* [PROMPT]: In the data below, find every line that has the string "draw", and copy it.

* [GIVEN MATERIAL]:
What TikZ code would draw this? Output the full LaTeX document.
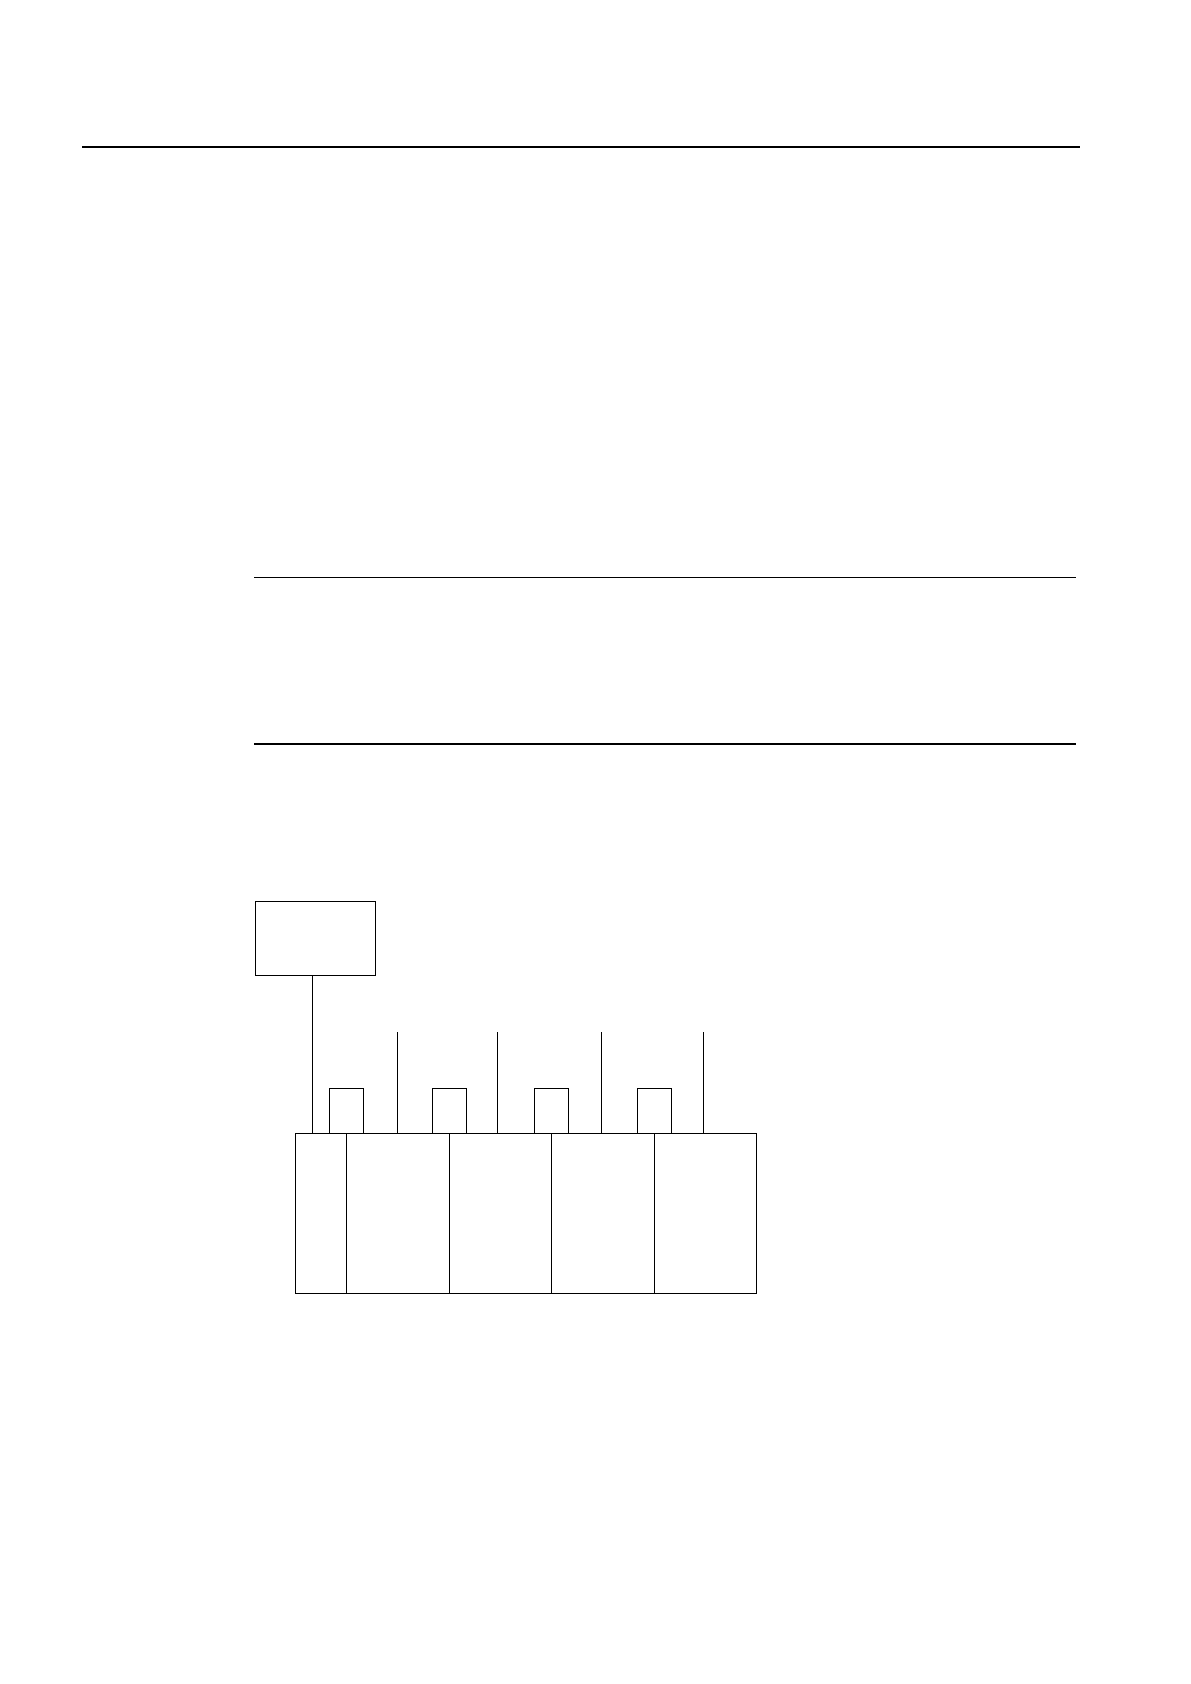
\documentclass[tikz,border=0pt]{standalone}
\usetikzlibrary{positioning}

\tikzset{
    modbox/.style={draw, line width=0.5pt, inner sep=0pt, outer sep=0pt,
        minimum height=79.85pt, anchor=north west},
    capbox/.style={draw, line width=0.5pt, inner sep=0pt, outer sep=0pt,
        minimum width=17pt, minimum height=22.5pt},
    rule/.style={line width=0.75pt},
    wire/.style={line width=0.5pt}
}

\begin{document}
\begin{tikzpicture}[x=0.5pt, y=-0.5pt]
\useasboundingbox (0,0) rectangle (1190,1684);

% Rules
\coordinate (r0a) at (82,147);
\coordinate (r0b) at (1079.7,147);
\coordinate (r1a) at (254,577.3);
\coordinate (r1b) at (1075.7,577.3);
\coordinate (r2a) at (254,744);
\coordinate (r2b) at (1075.7,744);
\draw [rule] (r0a) -- (r0b);
\draw [rule] (r1a) -- (r1b);
\draw [rule] (r2a) -- (r2b);

% Controller
\node (ctrl) [draw,
    line width=0.5pt,
    inner sep=0pt,
    minimum width=60pt,
    minimum height=37.15pt,
    anchor=north west
] at (255.3,901) {};

% Modules
\node (m0) [modbox, minimum width=25.5pt] at (295.3,1133.3) {};
\node (m1) [modbox, minimum width=51.5pt, right=0pt of m0] {};
\node (m2) [modbox, minimum width=51pt, right=0pt of m1] {};
\node (m3) [modbox, minimum width=51.5pt, right=0pt of m2] {};
\node (m4) [modbox, minimum width=51pt, right=0pt of m3] {};

% Caps on the joints
\node (k1) [capbox, above=0pt of m0.north east] {};
\node (k2) [capbox, above=0pt of m1.north east] {};
\node (k3) [capbox, above=0pt of m2.north east] {};
\node (k4) [capbox, above=0pt of m3.north east] {};

% Feed from controller
\coordinate (c0) at (312.3,975.3);
\draw [wire] (c0) -- (c0 |- m0.north);

% Leads
\coordinate (t1) at (397.3,1032);
\coordinate (t2) at (497.3,1032);
\coordinate (t3) at (601.3,1032);
\coordinate (t4) at (703.3,1032);
\draw [wire] (t1) -- (t1 |- m1.north);
\draw [wire] (t2) -- (t2 |- m2.north);
\draw [wire] (t3) -- (t3 |- m3.north);
\draw [wire] (t4) -- (t4 |- m4.north);

\end{tikzpicture}
\end{document}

* [CORRECT OUTPUT]:
What TikZ code would draw this? Output the full LaTeX document.
    modbox/.style={draw, line width=0.5pt, inner sep=0pt, outer sep=0pt,
    capbox/.style={draw, line width=0.5pt, inner sep=0pt, outer sep=0pt,
\draw [rule] (r0a) -- (r0b);
\draw [rule] (r1a) -- (r1b);
\draw [rule] (r2a) -- (r2b);
\node (ctrl) [draw,
\draw [wire] (c0) -- (c0 |- m0.north);
\draw [wire] (t1) -- (t1 |- m1.north);
\draw [wire] (t2) -- (t2 |- m2.north);
\draw [wire] (t3) -- (t3 |- m3.north);
\draw [wire] (t4) -- (t4 |- m4.north);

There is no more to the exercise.